3 reasons you don’t need to be walking your puppy
On a walk I saw a runner, with a young pup, no older than 5 months, trailing behind. I know from the direction he came that it would have been at least a 3 mile run. Physical exercise plays an important role in a dog’s life, but here are 3 reasons why your puppy doesn’t need intense exercise and what the pup could be doing instead.
1 – Theres the popular 5 minutes of physical exercise for every month of the pups life (20 mins walk 4 months, 25 minutes walk 5 months etc). This is so the puppy doesn’t put too much pressure on their developing joints.
Intense exercise such as running off lead is best to be limited to short bursts during the first year (at least) of the pups life. Stair climbing and strenuous activities are better to be avoided during this time too. This is so the dogs body isn’t exposed to too much physical stress which can cause health problems further on in the dogs life.
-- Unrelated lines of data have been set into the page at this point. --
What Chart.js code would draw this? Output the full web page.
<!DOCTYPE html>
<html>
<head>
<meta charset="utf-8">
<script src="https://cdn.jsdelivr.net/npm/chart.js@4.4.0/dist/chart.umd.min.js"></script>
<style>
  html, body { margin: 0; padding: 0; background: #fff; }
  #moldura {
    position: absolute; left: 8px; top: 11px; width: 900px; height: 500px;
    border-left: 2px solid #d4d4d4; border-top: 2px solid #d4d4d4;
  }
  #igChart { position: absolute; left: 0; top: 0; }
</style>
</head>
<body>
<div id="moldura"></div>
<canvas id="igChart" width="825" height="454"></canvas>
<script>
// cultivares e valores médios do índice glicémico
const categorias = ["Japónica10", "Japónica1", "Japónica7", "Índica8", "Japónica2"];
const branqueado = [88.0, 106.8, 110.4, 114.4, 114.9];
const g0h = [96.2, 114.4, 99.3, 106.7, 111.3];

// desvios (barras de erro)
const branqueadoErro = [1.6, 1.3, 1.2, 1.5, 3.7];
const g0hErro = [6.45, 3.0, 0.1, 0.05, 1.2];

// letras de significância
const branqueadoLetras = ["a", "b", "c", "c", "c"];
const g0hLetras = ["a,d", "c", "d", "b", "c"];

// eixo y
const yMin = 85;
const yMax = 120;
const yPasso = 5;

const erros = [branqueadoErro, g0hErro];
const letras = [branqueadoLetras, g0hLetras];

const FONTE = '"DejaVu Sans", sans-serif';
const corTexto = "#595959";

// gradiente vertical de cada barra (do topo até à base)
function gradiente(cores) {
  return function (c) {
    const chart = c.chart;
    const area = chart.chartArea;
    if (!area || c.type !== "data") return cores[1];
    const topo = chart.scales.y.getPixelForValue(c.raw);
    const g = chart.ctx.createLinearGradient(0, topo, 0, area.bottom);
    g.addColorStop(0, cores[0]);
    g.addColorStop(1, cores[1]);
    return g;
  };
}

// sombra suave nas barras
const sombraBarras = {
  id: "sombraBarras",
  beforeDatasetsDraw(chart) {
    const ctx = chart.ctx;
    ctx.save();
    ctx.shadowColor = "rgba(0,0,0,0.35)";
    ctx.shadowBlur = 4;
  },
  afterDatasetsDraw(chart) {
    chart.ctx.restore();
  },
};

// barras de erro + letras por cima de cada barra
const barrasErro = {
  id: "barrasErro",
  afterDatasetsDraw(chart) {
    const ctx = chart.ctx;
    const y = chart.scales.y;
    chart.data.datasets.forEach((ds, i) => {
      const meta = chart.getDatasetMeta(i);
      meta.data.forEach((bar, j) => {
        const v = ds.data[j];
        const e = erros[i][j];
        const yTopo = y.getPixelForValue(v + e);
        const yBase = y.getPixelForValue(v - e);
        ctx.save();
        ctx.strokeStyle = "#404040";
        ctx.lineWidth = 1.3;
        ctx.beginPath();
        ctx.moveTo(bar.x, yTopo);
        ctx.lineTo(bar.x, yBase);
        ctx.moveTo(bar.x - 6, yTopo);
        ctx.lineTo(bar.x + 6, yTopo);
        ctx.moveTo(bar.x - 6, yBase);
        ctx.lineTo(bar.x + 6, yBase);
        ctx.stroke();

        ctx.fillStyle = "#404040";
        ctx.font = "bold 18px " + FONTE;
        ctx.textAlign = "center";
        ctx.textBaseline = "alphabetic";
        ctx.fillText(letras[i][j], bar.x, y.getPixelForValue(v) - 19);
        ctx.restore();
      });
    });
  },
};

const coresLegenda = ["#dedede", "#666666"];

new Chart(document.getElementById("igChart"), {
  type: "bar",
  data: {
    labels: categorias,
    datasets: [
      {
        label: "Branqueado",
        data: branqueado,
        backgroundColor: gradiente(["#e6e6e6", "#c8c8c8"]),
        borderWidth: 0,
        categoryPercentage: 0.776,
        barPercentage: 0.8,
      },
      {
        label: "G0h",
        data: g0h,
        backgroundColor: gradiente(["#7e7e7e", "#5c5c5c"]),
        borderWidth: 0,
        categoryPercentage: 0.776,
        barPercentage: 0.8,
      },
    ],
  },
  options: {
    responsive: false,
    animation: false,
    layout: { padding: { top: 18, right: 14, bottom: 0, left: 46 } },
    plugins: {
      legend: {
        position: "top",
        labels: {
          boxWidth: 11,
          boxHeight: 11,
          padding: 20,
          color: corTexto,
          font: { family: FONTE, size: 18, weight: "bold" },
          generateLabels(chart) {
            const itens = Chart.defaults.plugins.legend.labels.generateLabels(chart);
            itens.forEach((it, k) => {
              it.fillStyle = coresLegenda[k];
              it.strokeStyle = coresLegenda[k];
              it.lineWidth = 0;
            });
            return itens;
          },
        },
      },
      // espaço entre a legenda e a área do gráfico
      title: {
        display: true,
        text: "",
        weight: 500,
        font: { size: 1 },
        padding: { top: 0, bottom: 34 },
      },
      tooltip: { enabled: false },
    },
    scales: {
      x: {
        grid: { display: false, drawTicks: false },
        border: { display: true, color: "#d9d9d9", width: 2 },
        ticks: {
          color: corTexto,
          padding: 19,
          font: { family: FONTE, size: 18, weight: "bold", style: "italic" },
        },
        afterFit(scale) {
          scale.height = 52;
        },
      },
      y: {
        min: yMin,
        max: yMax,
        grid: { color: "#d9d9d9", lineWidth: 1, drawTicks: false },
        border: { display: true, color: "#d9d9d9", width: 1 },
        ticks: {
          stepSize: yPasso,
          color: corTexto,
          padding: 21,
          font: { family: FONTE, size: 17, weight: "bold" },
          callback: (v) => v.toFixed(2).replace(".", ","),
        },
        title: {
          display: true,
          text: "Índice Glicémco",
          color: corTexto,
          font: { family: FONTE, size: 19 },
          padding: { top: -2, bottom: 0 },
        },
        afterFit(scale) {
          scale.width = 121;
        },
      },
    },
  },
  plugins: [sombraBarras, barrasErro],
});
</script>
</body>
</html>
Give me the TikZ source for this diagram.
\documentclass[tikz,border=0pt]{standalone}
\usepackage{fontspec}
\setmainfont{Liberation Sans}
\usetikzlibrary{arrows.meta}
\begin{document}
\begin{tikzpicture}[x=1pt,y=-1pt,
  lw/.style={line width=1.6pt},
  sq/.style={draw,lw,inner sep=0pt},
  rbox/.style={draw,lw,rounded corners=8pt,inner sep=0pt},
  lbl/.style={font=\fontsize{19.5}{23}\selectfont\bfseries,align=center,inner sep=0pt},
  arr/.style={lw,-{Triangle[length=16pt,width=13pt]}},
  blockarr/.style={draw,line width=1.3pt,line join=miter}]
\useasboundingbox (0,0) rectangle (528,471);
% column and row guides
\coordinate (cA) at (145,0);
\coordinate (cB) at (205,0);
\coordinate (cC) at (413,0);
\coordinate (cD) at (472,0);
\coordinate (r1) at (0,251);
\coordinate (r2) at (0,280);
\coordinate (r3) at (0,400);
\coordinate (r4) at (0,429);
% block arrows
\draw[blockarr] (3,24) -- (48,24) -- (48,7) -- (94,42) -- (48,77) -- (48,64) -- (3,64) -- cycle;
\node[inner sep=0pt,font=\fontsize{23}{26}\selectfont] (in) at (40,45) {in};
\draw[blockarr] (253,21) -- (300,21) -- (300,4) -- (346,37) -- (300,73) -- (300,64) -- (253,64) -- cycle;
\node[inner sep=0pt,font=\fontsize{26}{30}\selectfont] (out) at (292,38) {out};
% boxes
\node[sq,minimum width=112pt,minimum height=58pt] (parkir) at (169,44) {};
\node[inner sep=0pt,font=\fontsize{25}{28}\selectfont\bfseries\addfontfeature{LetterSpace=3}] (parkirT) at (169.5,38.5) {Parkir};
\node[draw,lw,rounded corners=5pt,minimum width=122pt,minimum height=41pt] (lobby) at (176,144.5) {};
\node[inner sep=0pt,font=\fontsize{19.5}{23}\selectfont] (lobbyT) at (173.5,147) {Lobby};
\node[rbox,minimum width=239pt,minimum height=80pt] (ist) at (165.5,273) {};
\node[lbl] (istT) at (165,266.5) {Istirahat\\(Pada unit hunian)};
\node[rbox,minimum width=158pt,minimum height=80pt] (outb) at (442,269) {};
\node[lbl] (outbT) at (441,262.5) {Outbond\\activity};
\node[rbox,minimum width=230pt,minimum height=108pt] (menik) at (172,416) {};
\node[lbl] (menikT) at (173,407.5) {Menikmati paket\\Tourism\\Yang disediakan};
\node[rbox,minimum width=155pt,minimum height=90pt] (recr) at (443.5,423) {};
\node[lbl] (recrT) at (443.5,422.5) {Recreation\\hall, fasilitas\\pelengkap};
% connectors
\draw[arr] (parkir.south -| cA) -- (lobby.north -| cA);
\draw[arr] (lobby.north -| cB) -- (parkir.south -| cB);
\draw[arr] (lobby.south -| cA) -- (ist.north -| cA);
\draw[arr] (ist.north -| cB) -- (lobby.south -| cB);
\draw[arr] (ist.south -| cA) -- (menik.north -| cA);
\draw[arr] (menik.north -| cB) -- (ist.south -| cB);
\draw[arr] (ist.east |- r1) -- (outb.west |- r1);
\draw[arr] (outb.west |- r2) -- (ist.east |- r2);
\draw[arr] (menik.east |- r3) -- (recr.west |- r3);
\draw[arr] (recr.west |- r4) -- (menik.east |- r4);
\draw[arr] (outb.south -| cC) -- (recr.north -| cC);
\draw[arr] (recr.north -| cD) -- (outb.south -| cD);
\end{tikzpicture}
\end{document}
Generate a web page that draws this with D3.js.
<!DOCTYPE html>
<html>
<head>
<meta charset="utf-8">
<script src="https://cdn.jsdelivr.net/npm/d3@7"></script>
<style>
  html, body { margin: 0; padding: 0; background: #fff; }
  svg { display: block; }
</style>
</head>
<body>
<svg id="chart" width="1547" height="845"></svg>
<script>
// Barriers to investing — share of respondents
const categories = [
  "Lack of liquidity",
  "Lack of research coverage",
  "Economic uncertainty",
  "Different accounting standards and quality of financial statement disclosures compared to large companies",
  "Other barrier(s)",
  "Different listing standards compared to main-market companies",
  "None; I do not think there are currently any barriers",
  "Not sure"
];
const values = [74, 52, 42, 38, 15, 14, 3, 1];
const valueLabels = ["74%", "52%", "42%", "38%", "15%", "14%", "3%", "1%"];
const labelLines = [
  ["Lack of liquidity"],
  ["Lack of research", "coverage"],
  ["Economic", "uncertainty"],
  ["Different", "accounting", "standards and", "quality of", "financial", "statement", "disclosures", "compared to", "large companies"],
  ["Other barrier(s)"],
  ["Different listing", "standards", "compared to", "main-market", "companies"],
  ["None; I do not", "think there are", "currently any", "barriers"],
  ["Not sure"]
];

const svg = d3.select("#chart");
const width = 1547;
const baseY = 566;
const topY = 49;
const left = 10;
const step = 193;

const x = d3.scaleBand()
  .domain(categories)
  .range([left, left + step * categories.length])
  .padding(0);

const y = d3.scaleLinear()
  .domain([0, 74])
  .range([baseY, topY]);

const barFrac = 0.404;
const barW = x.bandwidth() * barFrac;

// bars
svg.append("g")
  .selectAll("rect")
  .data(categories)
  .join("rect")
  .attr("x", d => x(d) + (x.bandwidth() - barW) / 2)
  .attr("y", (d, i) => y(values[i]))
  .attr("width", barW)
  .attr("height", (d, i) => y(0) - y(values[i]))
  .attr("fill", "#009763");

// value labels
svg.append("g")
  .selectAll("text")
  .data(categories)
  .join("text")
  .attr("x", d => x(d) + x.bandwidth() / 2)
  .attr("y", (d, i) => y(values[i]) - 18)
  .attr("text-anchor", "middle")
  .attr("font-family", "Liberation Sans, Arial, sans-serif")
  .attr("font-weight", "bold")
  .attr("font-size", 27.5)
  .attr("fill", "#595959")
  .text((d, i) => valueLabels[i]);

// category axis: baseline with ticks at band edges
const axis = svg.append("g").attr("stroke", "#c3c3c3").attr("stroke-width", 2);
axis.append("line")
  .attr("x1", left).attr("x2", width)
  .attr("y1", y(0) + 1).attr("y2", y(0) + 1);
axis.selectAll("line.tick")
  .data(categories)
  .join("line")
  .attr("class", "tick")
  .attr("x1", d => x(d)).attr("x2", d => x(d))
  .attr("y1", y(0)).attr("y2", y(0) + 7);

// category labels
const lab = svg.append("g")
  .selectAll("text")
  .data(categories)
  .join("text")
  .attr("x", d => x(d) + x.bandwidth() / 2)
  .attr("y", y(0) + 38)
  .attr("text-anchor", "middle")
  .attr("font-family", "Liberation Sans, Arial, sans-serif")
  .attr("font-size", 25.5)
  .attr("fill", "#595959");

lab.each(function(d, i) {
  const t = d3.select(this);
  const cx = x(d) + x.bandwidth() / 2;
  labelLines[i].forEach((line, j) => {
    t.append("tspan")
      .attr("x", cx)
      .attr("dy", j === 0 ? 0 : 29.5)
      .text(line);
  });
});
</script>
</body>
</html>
Once the dog has fully developed (it feels like forever when you just wanna get out there enjoying long walks with the dog!) you are free to challenge the dog physically.
2 – Instead of walking continuously for 20 minutes, you could use these shorter walks as an opportunity to stop regularly to let the puppy sniff around or introduce them to a new object/place/person/dog etc. Letting the pup watch the world go by and practising how to settle in different environments adds a mental challenge and breaks up your walk. Plus it also means you can spend longer than 20 minutes out of the house together!
Or breaking the walks up into smaller walks instead helps encourage toilet training as they then have regular opportunities to do it outside.
3 – Restricting the dogs amount of time walking doesn’t mean that you can’t play games with your growing pup. Games are a perfect way to teach your dog new behaviours and helps tire them out so they aren’t destructive or hyper active.
Using a tug toy or something that you can hold on to keeps the dog engaged with you. Playing fetch with a dog at a young age can cause damage to joints because of the high intensity of the run and landing on the ball. Using a toy that you and your dog can interact with limits any intense exercise, and is also a good way of introducing games like finding the toy!
Although your new dog may seem up for lots of fun, restricting them to begin with will ensure that you have a healthy dog ready to join in on adventures.